Government & Politics

Fifth Circuit Poised to Short Circuit Amnesty

Appeals court hears oral arguments against Obama's executive actions.

Paul Albaugh · Apr. 21, 2015

The Fifth Circuit Court of Appeals heard oral arguments between a 26-state coalition opposed to Barack Obama’s executive amnesty plan and federal lawyers defending those actions. Friday’s hearing may prove critical.

Recall that Obama’s immigration plan would stop deportations and offer work permits for as many as five million illegal immigrants already here in the United States. Fortunately, back in February, District Court Judge Andrew Hanen of Texas issued an injunction halting Obama’s executive actions. Hanen declared Obama “had abused his power and violated administrative procedures.”

Earlier this month, Hanen made clear he was not at all happy about being deceived by the Obama administration, which issued more than 100,000 work permits to illegal immigrants two weeks before Hanen’s injunction. Rather than throw out the case, however, Hanen opted for the Fifth Circuit to weigh in, where Obama’s lawyers demand the injunction be lifted.

According to The Hill, “Deputy Assistant Attorney General Benjamin Mizer told the three-judge panel that the states, led by Texas, had no legal standing to bring the lawsuit because the federal government has sole jurisdiction over immigration policy.”

Mizer is correct that the federal government should have jurisdiction over immigration policy, but when a sitting president usurps the law, or issues an executive order or plan that is contrary to existing law, does he really think the states should just sit back and watch?

Moreover, when a president decides he will bypass Congress to do as he pleases with immigration policies, it becomes a matter of security for the states.
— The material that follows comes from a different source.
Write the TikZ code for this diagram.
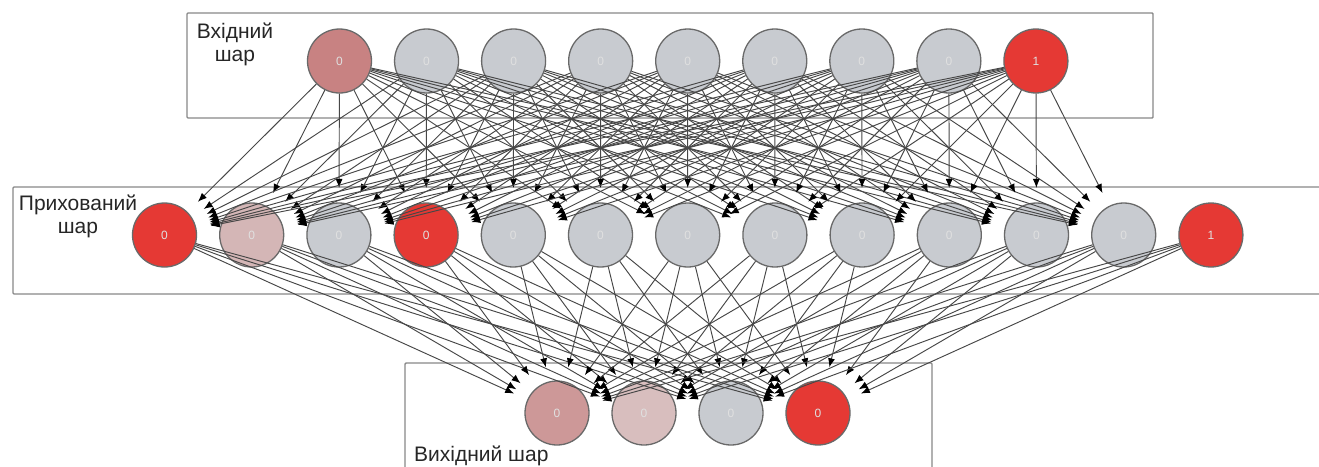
\documentclass[tikz,border=0pt]{standalone}
\usepackage{fontspec}
\setmainfont{Liberation Sans}
\usetikzlibrary{arrows.meta}
\definecolor{redN}{RGB}{229,57,52}
\definecolor{pinkA}{RGB}{200,130,130}
\definecolor{pinkB}{RGB}{212,182,182}
\definecolor{pinkC}{RGB}{205,152,152}
\definecolor{pinkD}{RGB}{216,190,190}
\definecolor{grayN}{RGB}{200,203,208}
\definecolor{rimgray}{RGB}{105,105,105}
\definecolor{boxgray}{RGB}{135,135,135}
\begin{document}
\begin{tikzpicture}[x=1pt,y=-1pt,
  neuron/.style={circle,draw=rimgray,line width=1.3pt,minimum size=64pt,inner sep=0pt,
    font=\fontsize{12}{12}\selectfont,text=white!88!black},
  layerbox/.style={draw=boxgray,line width=1.4pt,rounded corners=1pt},
  layername/.style={font=\fontsize{21}{23}\selectfont,align=center,text=black!85,inner sep=0pt},
  link/.style={draw=black!72,line width=0.95pt,
    -{Latex[length=9pt,width=7pt,fill=black,color=black]},shorten >=14.4pt},
]
\useasboundingbox (0,0) rectangle (1319,466);
\clip (0,0) rectangle (1319,466);

% layer frames
\draw[layerbox] (187,13) rectangle (1153,118);
\draw[layerbox] (13,187) rectangle (1340,294);
\draw[layerbox] (405,363) rectangle (932,480);

% layer captions
\node[layername] (capIn) at (235,44) {Вхідний\\шар};
\node[layername] (capHid) at (78,216) {Прихований\\шар};
\node[layername,anchor=base west] (capOut) at (414,461) {Вихідний шар};

% input layer (last unit is the bias)
\foreach \fc/\val [count=\i] in {pinkA/0,grayN/0,grayN/0,grayN/0,grayN/0,grayN/0,grayN/0,grayN/0,redN/1}
  \node[neuron,fill=\fc] (in\i) at ({339.5+87.05*(\i-1)},61) {\val};

% hidden layer (last unit is the bias)
\foreach \fc/\val [count=\i] in {redN/0,pinkB/0,grayN/0,redN/0,grayN/0,grayN/0,grayN/0,grayN/0,grayN/0,grayN/0,grayN/0,grayN/0,redN/1}
  \node[neuron,fill=\fc] (hid\i) at ({164.5+87.2*(\i-1)},235) {\val};

% output layer
\foreach \fc/\val [count=\i] in {pinkC/0,pinkD/0,grayN/0,redN/0}
  \node[neuron,fill=\fc] (out\i) at ({557+87*(\i-1)},413) {\val};

% weights: input -> hidden (bias unit of the hidden layer has no inputs)
\foreach \i in {1,...,9}
  \foreach \j in {1,...,12}
    \draw[link] (in\i) -- (hid\j);

% weights: hidden -> output
\foreach \j in {1,...,13}
  \foreach \k in {1,...,4}
    \draw[link] (hid\j) -- (out\k);
\end{tikzpicture}
\end{document}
They have every right to be concerned for their citizens specifically, but also the nation as a whole.

The New York Times notes that Judge Jennifer Elrod, a George W. Bush appointee, asked Justice Department lawyers “whether there were any limits on the administration’s ability to change immigration enforcement.” She stated, “We are looking at unlawful action which no one could challenge” and suggested that “the government’s arguments could be stretched to allow every undocumented immigrant to remain in the country legally.”

After the hearing, Attorney General Ken Patton of Texas said in a statement, “The executive branch is bound by our legal system and U.S. Constitution — it cannot simply create laws unilaterally.” Texas and 25 other states understand the Constitution and what the executive branch can or cannot do within its limitations. The more difficult task is getting Obama to abide by those limitations.
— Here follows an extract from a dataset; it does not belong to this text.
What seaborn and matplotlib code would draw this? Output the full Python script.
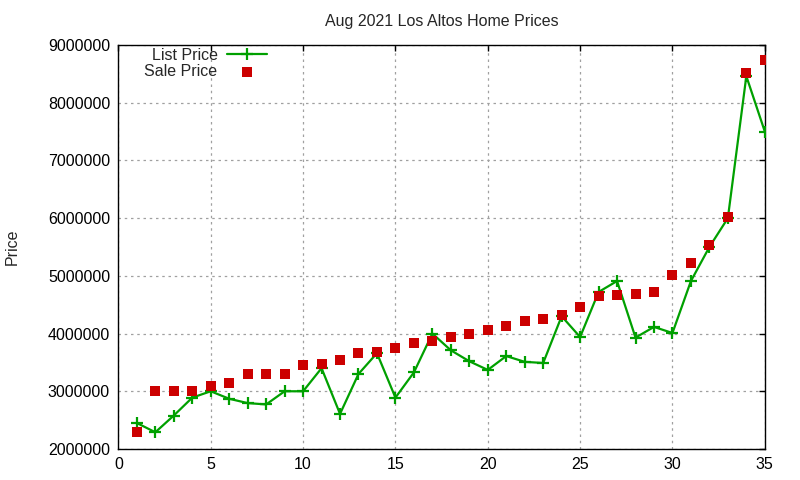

Meanwhile, Judge Steven Higginson, an Obama appointee, gave every indication that he’s on Obama’s side. Who would have guessed? Higginson claimed Obama’s “program is different” and, Politico reports, “on about a half dozen occasions Higginson also suggested that one reason to view the program as a form of prosecutorial discretion was because it enticed illegal immigrants to come out of the shadows and left open the possibility they could be tracked down and deported later.”

Higginson further asserted that “the first step to removing them is getting them into the database.” So in his view, Obama’s program would both allow illegal immigrants to remain in the country and make it easier to deport them after being entered into a database. Sure, that’s going to happen.
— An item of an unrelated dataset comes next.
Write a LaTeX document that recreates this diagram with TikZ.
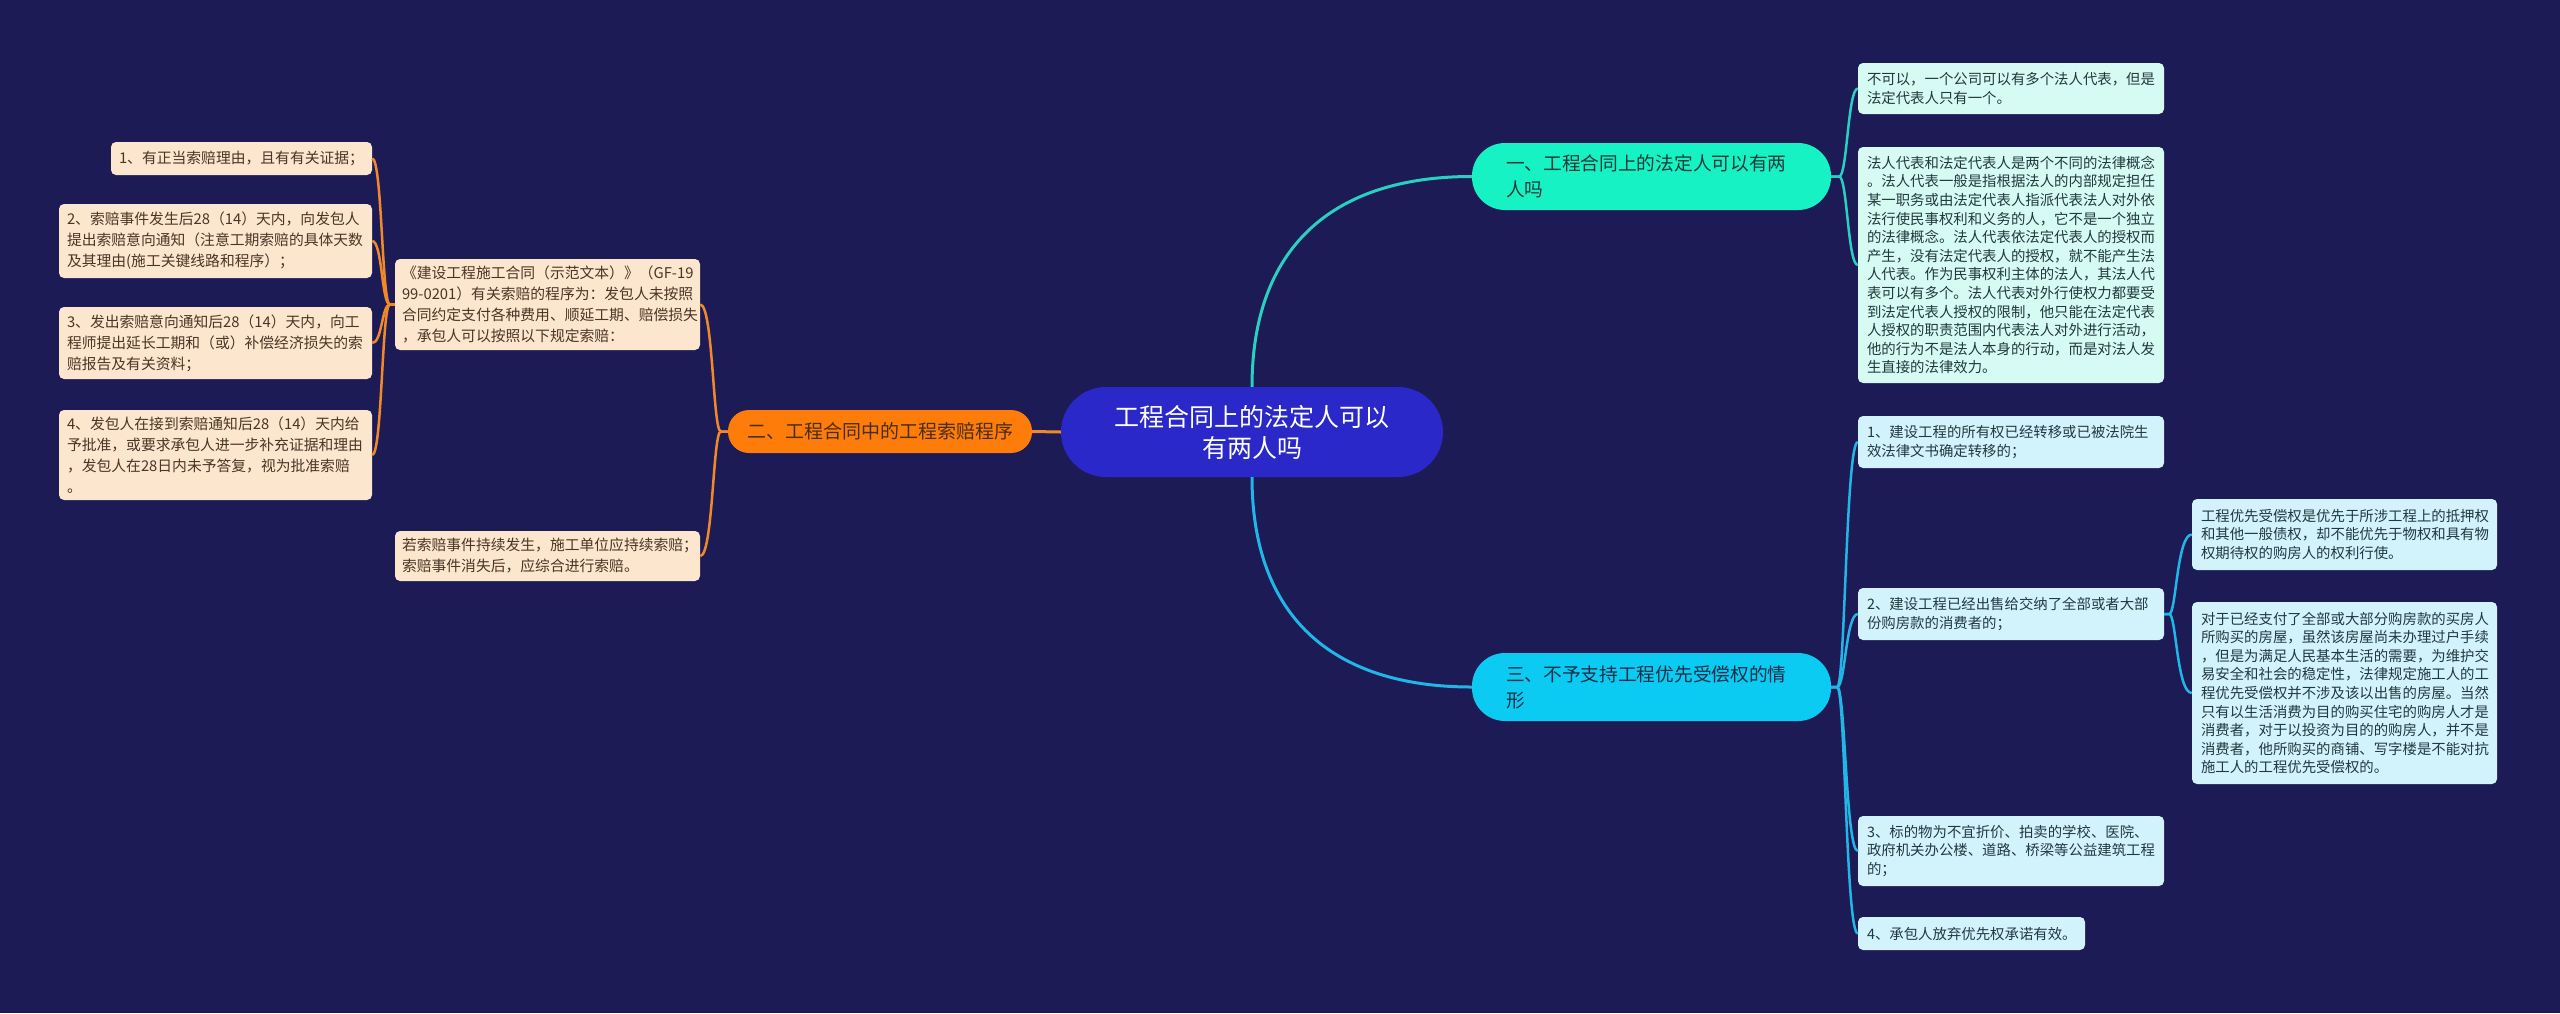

Finally, the economic cost of Obama’s plan is another concern for the 26 plaintiff states. They argue, for example, the deportation deferrals mean costs related to issuing drivers licenses. Naturally, leftists claim legalizing more illegals would result in increased tax revenue and economic benefit. That depends on the math.

Now that the Fifth Circuit Court has heard the arguments from both sides, a ruling will come soon. By all appearances, the court will rule in favor of the states by a 2-1 vote, thereby preserving for a little longer the Constitution and Rule of Law. But it likely won’t end with the Fifth Circuit; this case is probably headed to the Supreme Court.